We come to “Debris Pile #4,” a striking oil of fire and smoke and glowing sky and then enter an anteroom filled with more fire and destruction, the first work we encounter a stellar painting of a burning oil platform: “I was taken with these giant manmade structures falling into the sea,” says Konopasek. “The process of creating them is fascinating but when something goes wrong …”

“Debris Pile #4”

So, what did get her on this path of fire and destruction, we ask again? “It started right around 2003, with me being in the U.S. and all these friends sending me images of everything being underwater because they had the worst flooding ever. And a lot of those images were aerial views, and it was so crazy because you would see, like, the tops of trees poking out of the water. Whole cities were underwater. It wasn’t just Czech Republic, it was the whole of Europe underwater, it wasn’t even being shown here as much.

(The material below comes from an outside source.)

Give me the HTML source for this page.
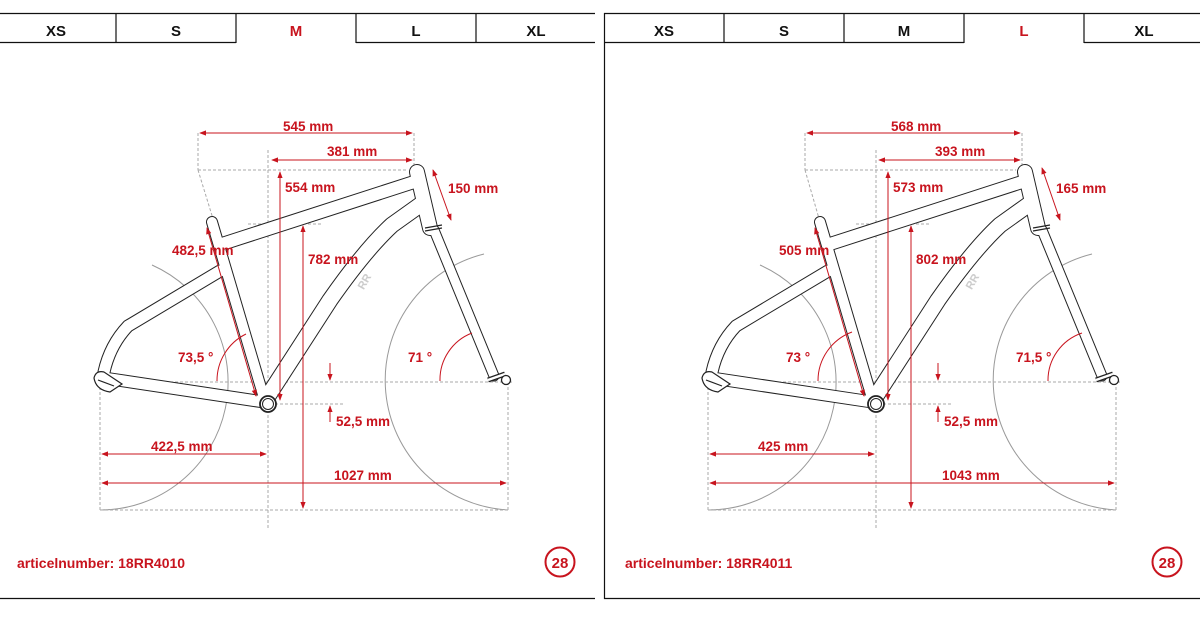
<!DOCTYPE html>
<html><head><meta charset="utf-8"><style>
html,body{margin:0;padding:0;background:#fff;width:1200px;height:619px;overflow:hidden}
svg{display:block}
text{font-family:"Liberation Sans",sans-serif;font-weight:bold}
.tab{font-size:15px;fill:#111;text-anchor:middle}
.lab{font-size:13.5px;fill:#c8141e}
.dim{stroke:#c8141e;stroke-width:1;fill:none}
.dd{stroke:#c8141e;stroke-width:1;fill:none;marker-start:url(#a);marker-end:url(#a)}
.de{stroke:#c8141e;stroke-width:1;fill:none;marker-end:url(#a)}
.dash{stroke:#aaa;stroke-width:1;stroke-dasharray:3 2;fill:none}
.wh{stroke:#999;stroke-width:1;fill:none}
</style></head><body>
<svg width="1200" height="619" viewBox="0 0 1200 619" xmlns="http://www.w3.org/2000/svg">
<defs>
<marker id="a" viewBox="0 0 8 8" refX="7" refY="4" markerWidth="7" markerHeight="7" orient="auto-start-reverse"><path d="M0,1 L8,4 L0,7z" fill="#c8141e"/></marker>
<g id="frame">
 <g stroke="#222" stroke-linecap="round" stroke-linejoin="round" fill="none">
  <path d="M212,222 L264,398" stroke-width="12"/>
  <path d="M222,244 L414,182" stroke-width="14"/>
  <path d="M417,172 L430,228" stroke-width="16"/>
  <path d="M268,396 L330,300 Q365,250 392,225 L420,205" stroke-width="17"/>
  <path d="M434,230 L494,376" stroke-width="11"/>
  <path d="M220,271 L128,326 Q110,345 104,372" stroke-width="13"/>
  <path d="M104,378 L264,402" stroke-width="13"/>
 </g>
 <g stroke="#fff" stroke-linecap="round" stroke-linejoin="round" fill="none">
  <path d="M212,222 L264,398" stroke-width="10"/>
  <path d="M222,244 L414,182" stroke-width="12"/>
  <path d="M417,172 L430,228" stroke-width="14"/>
  <path d="M268,396 L330,300 Q365,250 392,225 L420,205" stroke-width="15"/>
  <path d="M434,230 L494,376" stroke-width="9"/>
  <path d="M220,271 L128,326 Q110,345 104,372" stroke-width="11"/>
  <path d="M104,378 L264,402" stroke-width="11"/>
 </g>
 <path d="M425,228 L442,225 M425,231 L442,228" stroke="#222" stroke-width="1.2"/>
 <path d="M94,378 Q96,370 104,372 L122,384 L110,392 Q96,390 94,378z" fill="#fff" stroke="#222" stroke-width="1.2"/>
 <path d="M98,380 L114,386" stroke="#222" stroke-width="1.2"/>
 <circle cx="268" cy="404" r="8" fill="#fff" stroke="#222" stroke-width="1.8"/>
 <circle cx="268" cy="404" r="5.5" fill="none" stroke="#222" stroke-width="1"/>
 <path d="M488,380 L505,374" stroke="#222" stroke-width="5"/><path d="M488,380 L505,374" stroke="#fff" stroke-width="2.5"/>
 <circle cx="506" cy="380" r="4.5" fill="#fff" stroke="#222" stroke-width="1.3"/>
 <text x="352" y="290" font-size="11" fill="#ccc" transform="rotate(-60 358 280)">RR</text>
</g>
</defs>

<!-- LEFT PANEL -->
<g stroke="#111" stroke-width="1.2" fill="none">
 <path d="M0,13.5 H595 M0,42.5 H236 M356,42.5 H595 M116,13 V42 M236,13 V43 M356,13 V43 M476,13 V42"/>
 <path d="M0,598.5 H595"/>
</g>
<text class="tab" x="56" y="36">XS</text><text class="tab" x="176" y="36">S</text>
<text class="tab" x="296" y="36" style="fill:#c8141e">M</text><text class="tab" x="416" y="36">L</text><text class="tab" x="536" y="36">XL</text>

<g>
 <path class="wh" d="M100,510 A128,128 0 0 0 152,265"/>
 <path class="wh" d="M508,510 A130,130 0 0 1 484,254"/>
 <path class="dash" d="M100,382 H512 M100,382 V510 M508,382 V510 M100,510 H508 M198,133 V170 M414,133 V172 M198,170 H408 M268,150 V530 M198,170 L214,222 M248,224 H323 M270,404 H345"/>
 <use href="#frame"/>
 <path class="dd" d="M200,133 H412"/>
 <path class="dd" d="M272,160 H412"/>
 <path class="dd" d="M280,172 V400"/>
 <path class="dd" d="M303,226 V508"/>
 <path class="dd" d="M433,170 L451,220"/>
 <path class="dd" d="M207,228 L256,396"/>
 <path class="dd" d="M102,454 H266"/>
 <path class="dd" d="M102,483 H506"/>
 <path class="de" d="M330,363 V380"/>
 <path class="de" d="M330,422 V406"/>
 <path class="dim" d="M246,334 A52,52 0 0 0 217,381 M472,333 A50,50 0 0 0 440,381"/>
 <text class="lab" x="283" y="131">545 mm</text>
 <text class="lab" x="327" y="156">381 mm</text>
 <text class="lab" x="285" y="192">554 mm</text>
 <text class="lab" x="448" y="193">150 mm</text>
 <text class="lab" x="172" y="255">482,5 mm</text>
 <text class="lab" x="308" y="264">782 mm</text>
 <text class="lab" x="178" y="362">73,5 °</text>
 <text class="lab" x="408" y="362">71 °</text>
 <text class="lab" x="336" y="426">52,5 mm</text>
 <text class="lab" x="151" y="451">422,5 mm</text>
 <text class="lab" x="334" y="480">1027 mm</text>
</g>
<text class="lab" x="17" y="568" style="font-size:14px">articelnumber: 18RR4010</text>
<circle cx="560" cy="562" r="14.5" fill="none" stroke="#c8141e" stroke-width="2"/>
<text x="560" y="568" text-anchor="middle" style="font-size:15px;fill:#c8141e">28</text>

<!-- RIGHT PANEL -->
<g stroke="#111" stroke-width="1.2" fill="none">
 <path d="M604,13.5 H1200 M604,42.5 H964 M1084,42.5 H1200 M724,13 V42 M844,13 V42 M964,13 V43 M1084,13 V43"/>
 <path d="M604.5,13 V598.5 H1200"/>
</g>
<text class="tab" x="664" y="36">XS</text><text class="tab" x="784" y="36">S</text>
<text class="tab" x="904" y="36">M</text><text class="tab" x="1024" y="36" style="fill:#c8141e">L</text><text class="tab" x="1144" y="36">XL</text>

<g>
 <path class="wh" d="M708,510 A128,128 0 0 0 760,265"/>
 <path class="wh" d="M1116,510 A130,130 0 0 1 1092,254"/>
 <path class="dash" d="M708,382 H1120 M708,382 V510 M1116,382 V510 M708,510 H1116 M805,133 V170 M1022,133 V170 M805,170 H1016 M876,150 V530 M805,170 L820,222 M856,224 H931 M878,404 H953"/>
 <use href="#frame" transform="translate(608,0)"/>
 <path class="dd" d="M807,133 H1020"/>
 <path class="dd" d="M879,160 H1020"/>
 <path class="dd" d="M888,172 V400"/>
 <path class="dd" d="M911,226 V508"/>
 <path class="dd" d="M1042,168 L1060,220"/>
 <path class="dd" d="M815,228 L864,396"/>
 <path class="dd" d="M710,454 H874"/>
 <path class="dd" d="M710,483 H1114"/>
 <path class="de" d="M938,363 V380"/>
 <path class="de" d="M938,422 V406"/>
 <path class="dim" d="M852,332 A52,52 0 0 0 818,381 M1082,333 A50,50 0 0 0 1048,381"/>
 <text class="lab" x="891" y="131">568 mm</text>
 <text class="lab" x="935" y="156">393 mm</text>
 <text class="lab" x="893" y="192">573 mm</text>
 <text class="lab" x="1056" y="193">165 mm</text>
 <text class="lab" x="779" y="255">505 mm</text>
 <text class="lab" x="916" y="264">802 mm</text>
 <text class="lab" x="786" y="362">73 °</text>
 <text class="lab" x="1016" y="362">71,5 °</text>
 <text class="lab" x="944" y="426">52,5 mm</text>
 <text class="lab" x="758" y="451">425 mm</text>
 <text class="lab" x="942" y="480">1043 mm</text>
</g>
<text class="lab" x="625" y="568" style="font-size:14px">articelnumber: 18RR4011</text>
<circle cx="1167" cy="562" r="14.5" fill="none" stroke="#c8141e" stroke-width="2"/>
<text x="1167" y="568" text-anchor="middle" style="font-size:15px;fill:#c8141e">28</text>
</svg>
</body></html>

“For me, being that far away and seeing these images I thought it was crazy, I mean how could that happen? But looking at those images, it was so beautiful, because you get all those reflections with oil spills making beautiful colorful drawings on the water — so you have these two realities: On one hand, you have a beautiful image and on the other hand the complete destruction and almost the inability to comprehend that it’s happening.

“Forgetting”

“So, I started painting from those images and all those paintings had the really airy sort of colors because I would sometimes invert the colors or change the curves or strange color variations to create the idea of uneasiness, but I think that’s where it started. I really loved those images and was feeling sad that I loved those images so much. And then I started looking for different images that were of different disasters and different consequences and hoping that the images will make people think of some of these disasters. But I am trying to approach them with beautiful images because it’s easier to sort of enter into it.”

It seems that shock and awe will continue to be Konopasek’s focus, at least for the present. You can see what she does by appointment and during a second opening of her show, Debris Pile Landscapes on Gallery Stroll night, March 19, 6 p.m. at Nox Contemporary.

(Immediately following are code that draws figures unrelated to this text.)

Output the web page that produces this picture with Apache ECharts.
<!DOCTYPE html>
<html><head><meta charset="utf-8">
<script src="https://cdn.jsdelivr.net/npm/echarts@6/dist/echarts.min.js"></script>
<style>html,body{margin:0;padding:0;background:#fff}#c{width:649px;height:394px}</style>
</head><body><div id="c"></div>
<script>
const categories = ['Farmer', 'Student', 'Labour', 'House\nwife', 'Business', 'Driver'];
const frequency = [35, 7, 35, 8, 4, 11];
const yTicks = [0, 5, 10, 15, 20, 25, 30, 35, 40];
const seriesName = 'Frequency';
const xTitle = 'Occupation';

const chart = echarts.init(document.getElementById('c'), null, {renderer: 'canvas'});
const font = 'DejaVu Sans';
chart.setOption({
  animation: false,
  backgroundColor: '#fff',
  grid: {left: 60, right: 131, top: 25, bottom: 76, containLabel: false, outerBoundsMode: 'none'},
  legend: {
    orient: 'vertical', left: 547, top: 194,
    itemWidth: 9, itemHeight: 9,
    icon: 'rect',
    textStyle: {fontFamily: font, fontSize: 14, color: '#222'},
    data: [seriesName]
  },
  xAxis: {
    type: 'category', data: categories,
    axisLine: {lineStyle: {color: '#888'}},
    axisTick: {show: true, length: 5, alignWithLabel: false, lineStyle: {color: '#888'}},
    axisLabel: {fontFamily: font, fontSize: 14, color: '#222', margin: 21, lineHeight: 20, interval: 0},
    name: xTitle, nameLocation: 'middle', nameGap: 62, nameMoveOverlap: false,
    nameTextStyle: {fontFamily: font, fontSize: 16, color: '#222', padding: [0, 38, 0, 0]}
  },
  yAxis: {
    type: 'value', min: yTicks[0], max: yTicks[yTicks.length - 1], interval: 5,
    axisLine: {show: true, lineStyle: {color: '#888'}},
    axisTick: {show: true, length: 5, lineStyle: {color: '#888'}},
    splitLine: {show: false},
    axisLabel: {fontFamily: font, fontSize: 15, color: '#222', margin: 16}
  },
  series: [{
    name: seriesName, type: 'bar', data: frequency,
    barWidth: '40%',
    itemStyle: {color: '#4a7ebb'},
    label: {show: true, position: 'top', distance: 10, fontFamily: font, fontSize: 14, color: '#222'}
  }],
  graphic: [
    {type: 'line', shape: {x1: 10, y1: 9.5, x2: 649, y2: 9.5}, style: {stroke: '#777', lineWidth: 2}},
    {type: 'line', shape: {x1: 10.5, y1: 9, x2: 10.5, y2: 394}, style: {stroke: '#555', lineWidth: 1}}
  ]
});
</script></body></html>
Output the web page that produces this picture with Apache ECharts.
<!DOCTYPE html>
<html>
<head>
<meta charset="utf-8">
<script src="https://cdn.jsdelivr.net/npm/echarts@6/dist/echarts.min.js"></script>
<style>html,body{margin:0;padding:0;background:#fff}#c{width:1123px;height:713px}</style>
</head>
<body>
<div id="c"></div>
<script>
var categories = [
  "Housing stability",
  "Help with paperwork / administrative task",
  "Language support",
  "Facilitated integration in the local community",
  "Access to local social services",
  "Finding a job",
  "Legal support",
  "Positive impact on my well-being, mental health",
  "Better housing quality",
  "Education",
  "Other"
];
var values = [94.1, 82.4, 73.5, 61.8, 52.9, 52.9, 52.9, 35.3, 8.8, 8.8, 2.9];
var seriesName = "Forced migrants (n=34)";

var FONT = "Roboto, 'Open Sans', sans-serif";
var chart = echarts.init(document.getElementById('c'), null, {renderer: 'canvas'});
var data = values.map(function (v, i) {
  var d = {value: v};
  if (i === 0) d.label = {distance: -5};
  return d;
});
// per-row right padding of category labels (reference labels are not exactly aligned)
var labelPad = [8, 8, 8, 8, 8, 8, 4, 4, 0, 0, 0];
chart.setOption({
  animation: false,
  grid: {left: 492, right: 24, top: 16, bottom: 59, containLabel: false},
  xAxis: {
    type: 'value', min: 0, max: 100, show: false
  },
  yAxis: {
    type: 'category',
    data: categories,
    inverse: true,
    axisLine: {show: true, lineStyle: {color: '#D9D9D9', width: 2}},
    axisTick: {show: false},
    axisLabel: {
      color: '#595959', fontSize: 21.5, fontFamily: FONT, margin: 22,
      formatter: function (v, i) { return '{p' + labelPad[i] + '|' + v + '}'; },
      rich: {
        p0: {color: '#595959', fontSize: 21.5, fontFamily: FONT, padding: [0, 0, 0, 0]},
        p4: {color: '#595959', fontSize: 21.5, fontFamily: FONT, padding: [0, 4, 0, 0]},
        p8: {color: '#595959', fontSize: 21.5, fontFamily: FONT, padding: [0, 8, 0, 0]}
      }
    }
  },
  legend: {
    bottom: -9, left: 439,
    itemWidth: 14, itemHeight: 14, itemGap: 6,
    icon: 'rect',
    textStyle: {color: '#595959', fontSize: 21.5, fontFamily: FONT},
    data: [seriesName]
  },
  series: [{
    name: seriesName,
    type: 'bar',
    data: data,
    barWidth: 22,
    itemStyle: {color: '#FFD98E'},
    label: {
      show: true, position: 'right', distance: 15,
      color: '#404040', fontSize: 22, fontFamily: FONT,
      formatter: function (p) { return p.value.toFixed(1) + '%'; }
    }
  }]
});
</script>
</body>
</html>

Lenka Konopasek: Debris Pile Landscapes, Nox Contemporary, Salt Lake City, through Apr. 2.

4 replies »

  1. As usual, a smart analysis of this most fascinating body of work. Lenka’s work is haunting and remains with you long after viewing it. Lenka had quite an impact on me as an instructor when I was studying art at the Visual Art Institute.

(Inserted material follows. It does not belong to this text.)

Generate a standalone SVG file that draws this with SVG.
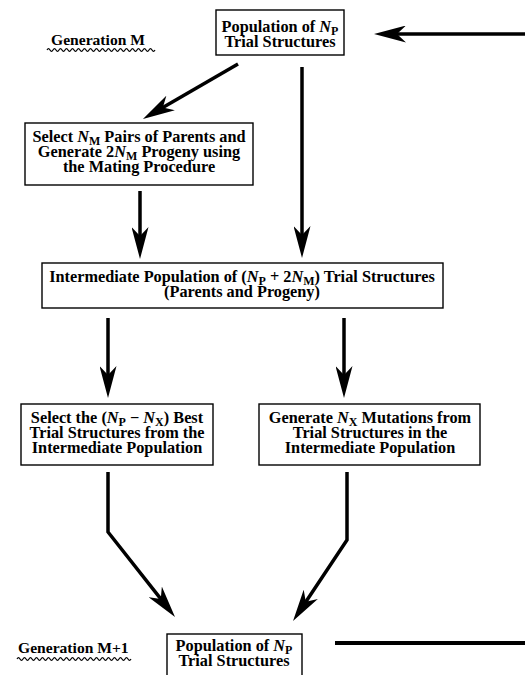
<svg xmlns="http://www.w3.org/2000/svg" width="525" height="675" viewBox="0 0 525 675">
<style>
  .box { fill: #fff; stroke: #000; stroke-width: 1.4; }
  .t { font-family: "Liberation Serif", "Times New Roman", serif; font-weight: bold; font-size: 16.3px; fill: #000; text-anchor: middle; }
  .lbl { font-family: "Liberation Serif", "Times New Roman", serif; font-weight: bold; font-size: 15.6px; fill: #000; }
  .i { font-style: italic; }
  .s { font-size: 12px; }
  .c { fill: none; stroke: #000; stroke-width: 3.5; stroke-linejoin: miter; }
  .wave { fill: none; stroke: #000; stroke-width: 1.2; }
</style>
<defs>
  <marker id="ah" viewBox="0 0 32 17" refX="16" refY="8.5" markerWidth="32" markerHeight="17" markerUnits="userSpaceOnUse" orient="auto">
    <path d="M0,0 L32,8.5 L0,17 L9,8.5 Z" fill="#000"/>
  </marker>
</defs>

<g id="label-gen-m">
  <text class="lbl" x="51" y="45">Generation M</text>
  <path class="wave" d="M47,50 q1.5,-2.6 3,0 t3,0 t3,0 t3,0 t3,0 t3,0 t3,0 t3,0 t3,0 t3,0 t3,0 t3,0 t3,0 t3,0 t3,0 t3,0 t3,0 t3,0 t3,0 t3,0 t3,0 t3,0 t3,0 t3,0 t3,0 t3,0 t3,0 t3,0 t3,0 t3,0 t3,0 t3,0 t3,0 t3,0 t3,0 t3,0"/>
</g>

<g id="label-gen-m1">
  <text class="lbl" x="18" y="653">Generation M+1</text>
  <path class="wave" d="M17,659 q1.5,-2.6 3,0 t3,0 t3,0 t3,0 t3,0 t3,0 t3,0 t3,0 t3,0 t3,0 t3,0 t3,0 t3,0 t3,0 t3,0 t3,0 t3,0 t3,0 t3,0 t3,0 t3,0 t3,0 t3,0 t3,0 t3,0 t3,0 t3,0 t3,0 t3,0 t3,0 t3,0 t3,0 t3,0 t3,0 t3,0 t3,0 t3,0 t3,0"/>
</g>

<g id="connectors">
  <line class="c" x1="525" y1="34" x2="390" y2="34" marker-end="url(#ah)"/>
  <line class="c" x1="238" y1="64" x2="156.8" y2="111" marker-end="url(#ah)"/>
  <line class="c" x1="302" y1="67" x2="302" y2="242" marker-end="url(#ah)"/>
  <line class="c" x1="140" y1="191" x2="140" y2="243" marker-end="url(#ah)"/>
  <line class="c" x1="108" y1="318" x2="108" y2="382" marker-end="url(#ah)"/>
  <line class="c" x1="344" y1="318" x2="344" y2="382" marker-end="url(#ah)"/>
  <polyline class="c" points="108,472 108,532 165.1,604.4" marker-end="url(#ah)"/>
  <polyline class="c" points="347,472 347,540 301.9,607.7" marker-end="url(#ah)"/>
  <line class="c" x1="335" y1="643" x2="525" y2="643" style="stroke-width:4"/>
</g>

<g id="node-pop-top">
  <rect class="box" x="216" y="10" width="128" height="45"/>
  <text class="t" x="280" y="32">Population of <tspan class="i">N</tspan><tspan class="s" dy="3">P</tspan></text>
  <text class="t" x="280" y="47">Trial Structures</text>
</g>

<g id="node-select-mating">
  <rect class="box" x="25" y="123" width="228" height="62"/>
  <text class="t" x="139" y="142">Select <tspan class="i">N</tspan><tspan class="s" dy="3">M</tspan><tspan dy="-3"> Pairs of Parents and</tspan></text>
  <text class="t" x="139" y="157">Generate 2<tspan class="i">N</tspan><tspan class="s" dy="3">M</tspan><tspan dy="-3"> Progeny using</tspan></text>
  <text class="t" x="139" y="172">the Mating Procedure</text>
</g>

<g id="node-intermediate">
  <rect class="box" x="42" y="263" width="401" height="45"/>
  <text class="t" x="242" y="282">Intermediate Population of  (<tspan class="i">N</tspan><tspan class="s" dy="3">P</tspan><tspan dy="-3"> + 2</tspan><tspan class="i">N</tspan><tspan class="s" dy="3">M</tspan><tspan dy="-3">) Trial Structures</tspan></text>
  <text class="t" x="242" y="297">(Parents and Progeny)</text>
</g>

<g id="node-select-best">
  <rect class="box" x="21" y="404" width="192" height="61"/>
  <text class="t" x="117" y="423">Select the (<tspan class="i">N</tspan><tspan class="s" dy="3">P</tspan><tspan dy="-3"> − </tspan><tspan class="i">N</tspan><tspan class="s" dy="3">X</tspan><tspan dy="-3">) Best</tspan></text>
  <text class="t" x="117" y="438">Trial Structures from the</text>
  <text class="t" x="117" y="453">Intermediate Population</text>
</g>

<g id="node-mutations">
  <rect class="box" x="259" y="404" width="221" height="61"/>
  <text class="t" x="370" y="423">Generate <tspan class="i">N</tspan><tspan class="s" dy="3">X</tspan><tspan dy="-3"> Mutations from</tspan></text>
  <text class="t" x="370" y="438">Trial Structures in the</text>
  <text class="t" x="370" y="453">Intermediate Population</text>
</g>

<g id="node-pop-bottom">
  <rect class="box" x="167" y="634" width="135" height="50"/>
  <text class="t" x="234" y="651">Population of <tspan class="i">N</tspan><tspan class="s" dy="3">P</tspan></text>
  <text class="t" x="234" y="666">Trial Structures</text>
</g>
</svg>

    • Intriguing to learn that the insightful critic, teacher, scholar, attorney, and so many other things in life (world traveler?) Scotti Hill got her start in the classroom of the equally insightful painter, sculptor, teacher, and so many other things in life (world traveler?) Lenka Konopasek. Almost too much synchronicity there to bear. But then this city seems to be full of those. Thank you, Lenka, for the rich exhibition which can be seen for another week or so and is more than worth the effort of making an appointment at Nox to do so. IMHO.